### PROMPT:
Return the records word for word. Any pictures in them are not part of the copy.

### ENTRIES SUPPLIED:

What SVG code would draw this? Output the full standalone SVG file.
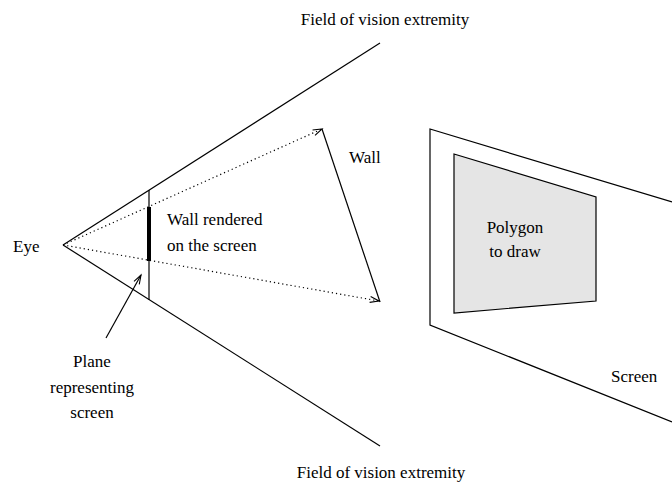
<svg xmlns="http://www.w3.org/2000/svg" width="672" height="485" viewBox="0 0 672 485">
<style>
text{font-family:"Liberation Serif","Times New Roman",serif;font-size:17px;fill:#000}
.ln{stroke:#000;stroke-width:1.2;fill:none}
.dot{stroke:#000;stroke-width:1.2;fill:none;stroke-dasharray:1.2 3}
</style>
<defs>
<marker id="open" markerWidth="12" markerHeight="10" refX="10" refY="4" orient="auto" markerUnits="userSpaceOnUse">
<path d="M1,1 L10,4 L1,7" fill="none" stroke="#000" stroke-width="1.1"/>
</marker>
</defs>
<rect width="672" height="485" fill="#fff"/>
<g id="connectors">
<line class="ln" x1="63" y1="245" x2="380" y2="43"/>
<line class="ln" x1="63" y1="245" x2="380" y2="446"/>
<line class="dot" x1="63" y1="245" x2="322" y2="129" marker-end="url(#open)"/>
<line class="dot" x1="63" y1="245" x2="379" y2="301" marker-end="url(#open)"/>
<line class="ln" x1="106" y1="338" x2="141" y2="275" marker-end="url(#open)"/>
</g>
<g id="plane">
<line class="ln" x1="149" y1="190" x2="149" y2="300"/>
<line x1="149" y1="207" x2="149" y2="261" stroke="#000" stroke-width="4"/>
</g>
<g id="wall">
<line class="ln" x1="322" y1="129" x2="380" y2="302"/>
<text x="349" y="163">Wall</text>
</g>
<g id="screen">
<polyline class="ln" points="672,202 430,129 430,325 672,422"/>
<text x="611" y="382">Screen</text>
</g>
<g id="polygon">
<polygon points="454,154 596,197 596,301 454,313" fill="#e5e5e5" stroke="#000" stroke-width="1.2"/>
<text x="515" y="233" text-anchor="middle">Polygon</text>
<text x="515" y="257" text-anchor="middle">to draw</text>
</g>
<g id="labels">
<text x="385" y="25" text-anchor="middle">Field of vision extremity</text>
<text x="381" y="478" text-anchor="middle">Field of vision extremity</text>
<text x="13" y="252">Eye</text>
<text x="167" y="225">Wall rendered</text>
<text x="167" y="251">on the screen</text>
<text x="92" y="367" text-anchor="middle">Plane</text>
<text x="92" y="393" text-anchor="middle">representing</text>
<text x="92" y="418" text-anchor="middle">screen</text>
</g>
</svg>
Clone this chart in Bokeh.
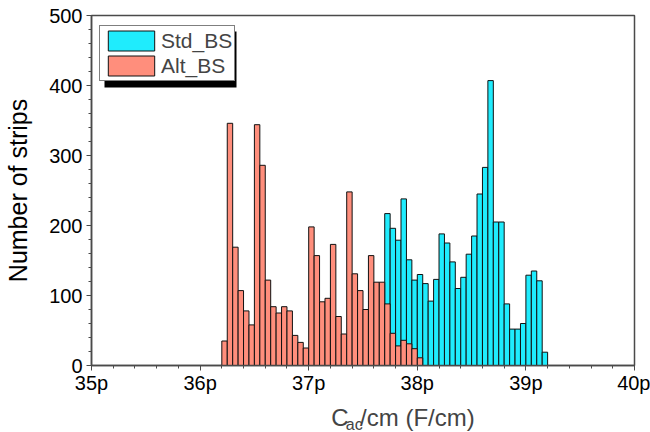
import math
from bokeh.plotting import figure
from bokeh.layouts import column
from bokeh.models import (Range1d, SingleIntervalTicker, PrintfTickFormatter, Legend,
                          LegendItem, BoxAnnotation, Label)
from bokeh.embed import file_html
from bokeh.resources import INLINE

# ---- data (counts per 0.05 pF/cm bin) ----
bin_width = 0.05
alt_start = 36.20
alt_counts = [35, 346, 169, 107, 78, 58, 344, 286, 122, 84, 75, 84, 78, 43, 33, 25,
              198, 157, 91, 96, 173, 70, 45, 248, 131, 107, 80, 157, 119, 119,
              88, 46, 28, 36, 31, 24, 11]
std_start = 37.70
std_counts = [217, 196, 179, 238, 151, 122, 130, 117, 92, 123, 188, 175, 148, 110, 126,
              159, 185, 245, 283, 407, 205, 205, 88, 52, 52, 60, 129, 135, 121, 19]
series_names = ["Std_BS", "Alt_BS"]
y_title = "Number of strips"
x_title_parts = ["C", "ac", "/cm (F/cm)"]

std_x = [std_start + bin_width * (i + 0.5) for i in range(len(std_counts))]
alt_x = [alt_start + bin_width * (i + 0.5) for i in range(len(alt_counts))]

CYAN = "#1fecfd"
SALMON = "#ff8e7c"
FONT = "Liberation Sans"
AXIS = "#4a4a4a"

p = figure(width=650, height=396, output_backend="svg", toolbar_location=None,
           x_range=Range1d(35, 40), y_range=Range1d(0, 500),
           min_border_left=91, min_border_right=16, min_border_top=15, min_border_bottom=30)
p.grid.visible = False
p.outline_line_color = AXIS
p.outline_line_width = 1.5

r_std = p.vbar(x=std_x, top=std_counts, width=bin_width, bottom=0,
               fill_color=CYAN, line_color="#111111", line_width=1)
r_alt = p.vbar(x=alt_x, top=alt_counts, width=bin_width, bottom=0,
               fill_color=SALMON, line_color="#111111", line_width=1)

for ax in (p.xaxis[0], p.yaxis[0]):
    ax.axis_line_color = AXIS
    ax.axis_line_width = 1.5
    ax.major_tick_line_color = AXIS
    ax.minor_tick_line_color = AXIS
    ax.major_tick_in = 0
    ax.minor_tick_in = 0
    ax.major_tick_out = 5
    ax.minor_tick_out = 3
    ax.major_label_text_font = FONT
    ax.major_label_text_font_size = "20px"
    ax.major_label_text_color = "black"

p.xaxis[0].ticker = SingleIntervalTicker(interval=1, num_minor_ticks=5)
p.xaxis[0].formatter = PrintfTickFormatter(format="%dp")
p.xaxis[0].major_label_standoff = 1
p.yaxis[0].ticker = SingleIntervalTicker(interval=100, num_minor_ticks=5)
p.yaxis[0].major_label_standoff = 4
p.yaxis[0].axis_label = y_title
p.yaxis[0].axis_label_text_font = FONT
p.yaxis[0].axis_label_text_font_size = "25px"
p.yaxis[0].axis_label_text_font_style = "normal"
p.yaxis[0].axis_label_text_color = "black"
p.yaxis[0].axis_label_standoff = 14

# legend shadow
shadow = BoxAnnotation(left=13, right=145, top=334, bottom=278,
                       left_units="screen", right_units="screen",
                       top_units="screen", bottom_units="screen",
                       fill_color="black", fill_alpha=1, line_color=None)
p.add_layout(shadow)

legend = Legend(items=[LegendItem(label=series_names[0], renderers=[r_std]),
                       LegendItem(label=series_names[1], renderers=[r_alt])],
                location=(8, 284), padding=2, spacing=0, margin=0,
                glyph_width=58, glyph_height=25, label_height=25, label_standoff=1,
                label_text_font=FONT, label_text_font_size="21px",
                border_line_color="black", border_line_width=1,
                background_fill_color="white", background_fill_alpha=1)
p.add_layout(legend)

# x-axis title with subscript, on a strip below the plot
t = figure(width=650, height=36, output_backend="svg", toolbar_location=None,
           x_range=Range1d(0, 650), y_range=Range1d(0, 36),
           x_axis_type=None, y_axis_type=None, min_border=0)
t.grid.visible = False
t.outline_line_color = None
t.add_layout(Label(x=287, y=15, text=x_title_parts[0], text_font=FONT,
                   text_font_size="24px", text_baseline="alphabetic"))
t.add_layout(Label(x=304.5, y=8, text=x_title_parts[1], text_font=FONT,
                   text_font_size="16px", text_baseline="alphabetic"))
t.add_layout(Label(x=321.5, y=15, text=x_title_parts[2], text_font=FONT,
                   text_font_size="24px", text_baseline="alphabetic"))

layout = column(p, t, spacing=0)
open("out.html", "w").write(file_html(layout, INLINE))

### CORRECT OUTPUT:
What SVG code would draw this? Output the full standalone SVG file.
<svg xmlns="http://www.w3.org/2000/svg" width="672" height="485" viewBox="0 0 672 485">
<style>
text{font-family:"Liberation Serif","Times New Roman",serif;font-size:17px;fill:#000}
.ln{stroke:#000;stroke-width:1.2;fill:none}
.dot{stroke:#000;stroke-width:1.2;fill:none;stroke-dasharray:1.2 3}
</style>
<defs>
<marker id="open" markerWidth="12" markerHeight="10" refX="10" refY="4" orient="auto" markerUnits="userSpaceOnUse">
<path d="M1,1 L10,4 L1,7" fill="none" stroke="#000" stroke-width="1.1"/>
</marker>
</defs>
<rect width="672" height="485" fill="#fff"/>
<g id="connectors">
<line class="ln" x1="63" y1="245" x2="380" y2="43"/>
<line class="ln" x1="63" y1="245" x2="380" y2="446"/>
<line class="dot" x1="63" y1="245" x2="322" y2="129" marker-end="url(#open)"/>
<line class="dot" x1="63" y1="245" x2="379" y2="301" marker-end="url(#open)"/>
<line class="ln" x1="106" y1="338" x2="141" y2="275" marker-end="url(#open)"/>
</g>
<g id="plane">
<line class="ln" x1="149" y1="190" x2="149" y2="300"/>
<line x1="149" y1="207" x2="149" y2="261" stroke="#000" stroke-width="4"/>
</g>
<g id="wall">
<line class="ln" x1="322" y1="129" x2="380" y2="302"/>
<text x="349" y="163">Wall</text>
</g>
<g id="screen">
<polyline class="ln" points="672,202 430,129 430,325 672,422"/>
<text x="611" y="382">Screen</text>
</g>
<g id="polygon">
<polygon points="454,154 596,197 596,301 454,313" fill="#e5e5e5" stroke="#000" stroke-width="1.2"/>
<text x="515" y="233" text-anchor="middle">Polygon</text>
<text x="515" y="257" text-anchor="middle">to draw</text>
</g>
<g id="labels">
<text x="385" y="25" text-anchor="middle">Field of vision extremity</text>
<text x="381" y="478" text-anchor="middle">Field of vision extremity</text>
<text x="13" y="252">Eye</text>
<text x="167" y="225">Wall rendered</text>
<text x="167" y="251">on the screen</text>
<text x="92" y="367" text-anchor="middle">Plane</text>
<text x="92" y="393" text-anchor="middle">representing</text>
<text x="92" y="418" text-anchor="middle">screen</text>
</g>
</svg>
Clone this chart in Bokeh.
import math
from bokeh.plotting import figure
from bokeh.layouts import column
from bokeh.models import (Range1d, SingleIntervalTicker, PrintfTickFormatter, Legend,
                          LegendItem, BoxAnnotation, Label)
from bokeh.embed import file_html
from bokeh.resources import INLINE

# ---- data (counts per 0.05 pF/cm bin) ----
bin_width = 0.05
alt_start = 36.20
alt_counts = [35, 346, 169, 107, 78, 58, 344, 286, 122, 84, 75, 84, 78, 43, 33, 25,
              198, 157, 91, 96, 173, 70, 45, 248, 131, 107, 80, 157, 119, 119,
              88, 46, 28, 36, 31, 24, 11]
std_start = 37.70
std_counts = [217, 196, 179, 238, 151, 122, 130, 117, 92, 123, 188, 175, 148, 110, 126,
              159, 185, 245, 283, 407, 205, 205, 88, 52, 52, 60, 129, 135, 121, 19]
series_names = ["Std_BS", "Alt_BS"]
y_title = "Number of strips"
x_title_parts = ["C", "ac", "/cm (F/cm)"]

std_x = [std_start + bin_width * (i + 0.5) for i in range(len(std_counts))]
alt_x = [alt_start + bin_width * (i + 0.5) for i in range(len(alt_counts))]

CYAN = "#1fecfd"
SALMON = "#ff8e7c"
FONT = "Liberation Sans"
AXIS = "#4a4a4a"

p = figure(width=650, height=396, output_backend="svg", toolbar_location=None,
           x_range=Range1d(35, 40), y_range=Range1d(0, 500),
           min_border_left=91, min_border_right=16, min_border_top=15, min_border_bottom=30)
p.grid.visible = False
p.outline_line_color = AXIS
p.outline_line_width = 1.5

r_std = p.vbar(x=std_x, top=std_counts, width=bin_width, bottom=0,
               fill_color=CYAN, line_color="#111111", line_width=1)
r_alt = p.vbar(x=alt_x, top=alt_counts, width=bin_width, bottom=0,
               fill_color=SALMON, line_color="#111111", line_width=1)

for ax in (p.xaxis[0], p.yaxis[0]):
    ax.axis_line_color = AXIS
    ax.axis_line_width = 1.5
    ax.major_tick_line_color = AXIS
    ax.minor_tick_line_color = AXIS
    ax.major_tick_in = 0
    ax.minor_tick_in = 0
    ax.major_tick_out = 5
    ax.minor_tick_out = 3
    ax.major_label_text_font = FONT
    ax.major_label_text_font_size = "20px"
    ax.major_label_text_color = "black"

p.xaxis[0].ticker = SingleIntervalTicker(interval=1, num_minor_ticks=5)
p.xaxis[0].formatter = PrintfTickFormatter(format="%dp")
p.xaxis[0].major_label_standoff = 1
p.yaxis[0].ticker = SingleIntervalTicker(interval=100, num_minor_ticks=5)
p.yaxis[0].major_label_standoff = 4
p.yaxis[0].axis_label = y_title
p.yaxis[0].axis_label_text_font = FONT
p.yaxis[0].axis_label_text_font_size = "25px"
p.yaxis[0].axis_label_text_font_style = "normal"
p.yaxis[0].axis_label_text_color = "black"
p.yaxis[0].axis_label_standoff = 14

# legend shadow
shadow = BoxAnnotation(left=13, right=145, top=334, bottom=278,
                       left_units="screen", right_units="screen",
                       top_units="screen", bottom_units="screen",
                       fill_color="black", fill_alpha=1, line_color=None)
p.add_layout(shadow)

legend = Legend(items=[LegendItem(label=series_names[0], renderers=[r_std]),
                       LegendItem(label=series_names[1], renderers=[r_alt])],
                location=(8, 284), padding=2, spacing=0, margin=0,
                glyph_width=58, glyph_height=25, label_height=25, label_standoff=1,
                label_text_font=FONT, label_text_font_size="21px",
                border_line_color="black", border_line_width=1,
                background_fill_color="white", background_fill_alpha=1)
p.add_layout(legend)

# x-axis title with subscript, on a strip below the plot
t = figure(width=650, height=36, output_backend="svg", toolbar_location=None,
           x_range=Range1d(0, 650), y_range=Range1d(0, 36),
           x_axis_type=None, y_axis_type=None, min_border=0)
t.grid.visible = False
t.outline_line_color = None
t.add_layout(Label(x=287, y=15, text=x_title_parts[0], text_font=FONT,
                   text_font_size="24px", text_baseline="alphabetic"))
t.add_layout(Label(x=304.5, y=8, text=x_title_parts[1], text_font=FONT,
                   text_font_size="16px", text_baseline="alphabetic"))
t.add_layout(Label(x=321.5, y=15, text=x_title_parts[2], text_font=FONT,
                   text_font_size="24px", text_baseline="alphabetic"))

layout = column(p, t, spacing=0)
open("out.html", "w").write(file_html(layout, INLINE))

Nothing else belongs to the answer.